### [Goal of the exercise]
Exactly as written, retype the listing below, omitting the pictures.
------------------------------
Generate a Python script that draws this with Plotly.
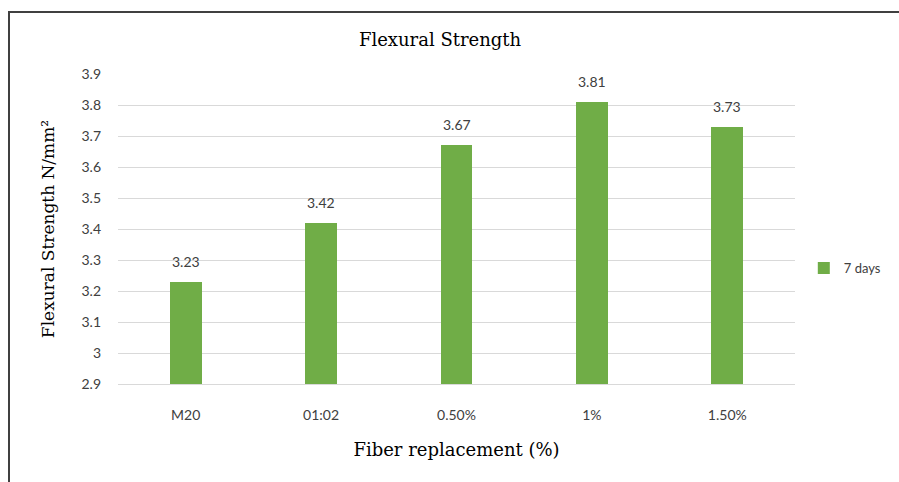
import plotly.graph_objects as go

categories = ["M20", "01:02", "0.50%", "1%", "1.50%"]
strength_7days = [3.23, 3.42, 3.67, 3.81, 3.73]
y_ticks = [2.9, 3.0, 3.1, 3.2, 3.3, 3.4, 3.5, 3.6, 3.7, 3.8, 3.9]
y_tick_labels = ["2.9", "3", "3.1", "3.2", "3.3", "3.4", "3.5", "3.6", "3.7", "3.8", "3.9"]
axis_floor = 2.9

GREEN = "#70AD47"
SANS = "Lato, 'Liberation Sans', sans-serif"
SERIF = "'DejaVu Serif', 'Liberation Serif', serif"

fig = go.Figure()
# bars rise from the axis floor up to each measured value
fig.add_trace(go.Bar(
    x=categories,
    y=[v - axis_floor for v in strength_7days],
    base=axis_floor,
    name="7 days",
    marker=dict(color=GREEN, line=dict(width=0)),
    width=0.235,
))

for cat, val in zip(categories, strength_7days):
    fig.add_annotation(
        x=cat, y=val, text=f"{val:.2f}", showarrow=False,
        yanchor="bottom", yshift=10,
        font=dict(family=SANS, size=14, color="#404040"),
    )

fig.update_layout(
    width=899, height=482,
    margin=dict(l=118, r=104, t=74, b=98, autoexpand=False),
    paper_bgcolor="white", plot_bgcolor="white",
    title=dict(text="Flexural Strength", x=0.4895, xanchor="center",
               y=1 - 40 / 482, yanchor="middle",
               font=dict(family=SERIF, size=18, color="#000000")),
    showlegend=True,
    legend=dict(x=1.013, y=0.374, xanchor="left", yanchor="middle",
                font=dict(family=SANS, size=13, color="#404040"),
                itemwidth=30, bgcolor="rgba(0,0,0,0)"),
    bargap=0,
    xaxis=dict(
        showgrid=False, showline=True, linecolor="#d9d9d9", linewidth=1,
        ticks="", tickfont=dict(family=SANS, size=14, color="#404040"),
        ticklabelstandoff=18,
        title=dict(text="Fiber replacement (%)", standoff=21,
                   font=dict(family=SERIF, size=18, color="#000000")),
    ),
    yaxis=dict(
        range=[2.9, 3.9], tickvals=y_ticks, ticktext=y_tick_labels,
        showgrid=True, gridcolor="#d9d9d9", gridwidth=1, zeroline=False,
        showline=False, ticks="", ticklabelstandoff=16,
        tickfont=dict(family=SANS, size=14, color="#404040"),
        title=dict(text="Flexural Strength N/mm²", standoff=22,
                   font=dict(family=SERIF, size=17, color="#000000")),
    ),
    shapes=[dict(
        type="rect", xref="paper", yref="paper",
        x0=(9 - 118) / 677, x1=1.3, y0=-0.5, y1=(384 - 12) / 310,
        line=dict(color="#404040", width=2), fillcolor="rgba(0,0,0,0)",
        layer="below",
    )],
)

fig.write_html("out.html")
------------------------------
### [Correct answer]
Generate a Python script that draws this with Plotly.
import plotly.graph_objects as go

categories = ["M20", "01:02", "0.50%", "1%", "1.50%"]
strength_7days = [3.23, 3.42, 3.67, 3.81, 3.73]
y_ticks = [2.9, 3.0, 3.1, 3.2, 3.3, 3.4, 3.5, 3.6, 3.7, 3.8, 3.9]
y_tick_labels = ["2.9", "3", "3.1", "3.2", "3.3", "3.4", "3.5", "3.6", "3.7", "3.8", "3.9"]
axis_floor = 2.9

GREEN = "#70AD47"
SANS = "Lato, 'Liberation Sans', sans-serif"
SERIF = "'DejaVu Serif', 'Liberation Serif', serif"

fig = go.Figure()
# bars rise from the axis floor up to each measured value
fig.add_trace(go.Bar(
    x=categories,
    y=[v - axis_floor for v in strength_7days],
    base=axis_floor,
    name="7 days",
    marker=dict(color=GREEN, line=dict(width=0)),
    width=0.235,
))

for cat, val in zip(categories, strength_7days):
    fig.add_annotation(
        x=cat, y=val, text=f"{val:.2f}", showarrow=False,
        yanchor="bottom", yshift=10,
        font=dict(family=SANS, size=14, color="#404040"),
    )

fig.update_layout(
    width=899, height=482,
    margin=dict(l=118, r=104, t=74, b=98, autoexpand=False),
    paper_bgcolor="white", plot_bgcolor="white",
    title=dict(text="Flexural Strength", x=0.4895, xanchor="center",
               y=1 - 40 / 482, yanchor="middle",
               font=dict(family=SERIF, size=18, color="#000000")),
    showlegend=True,
    legend=dict(x=1.013, y=0.374, xanchor="left", yanchor="middle",
                font=dict(family=SANS, size=13, color="#404040"),
                itemwidth=30, bgcolor="rgba(0,0,0,0)"),
    bargap=0,
    xaxis=dict(
        showgrid=False, showline=True, linecolor="#d9d9d9", linewidth=1,
        ticks="", tickfont=dict(family=SANS, size=14, color="#404040"),
        ticklabelstandoff=18,
        title=dict(text="Fiber replacement (%)", standoff=21,
                   font=dict(family=SERIF, size=18, color="#000000")),
    ),
    yaxis=dict(
        range=[2.9, 3.9], tickvals=y_ticks, ticktext=y_tick_labels,
        showgrid=True, gridcolor="#d9d9d9", gridwidth=1, zeroline=False,
        showline=False, ticks="", ticklabelstandoff=16,
        tickfont=dict(family=SANS, size=14, color="#404040"),
        title=dict(text="Flexural Strength N/mm²", standoff=22,
                   font=dict(family=SERIF, size=17, color="#000000")),
    ),
    shapes=[dict(
        type="rect", xref="paper", yref="paper",
        x0=(9 - 118) / 677, x1=1.3, y0=-0.5, y1=(384 - 12) / 310,
        line=dict(color="#404040", width=2), fillcolor="rgba(0,0,0,0)",
        layer="below",
    )],
)

fig.write_html("out.html")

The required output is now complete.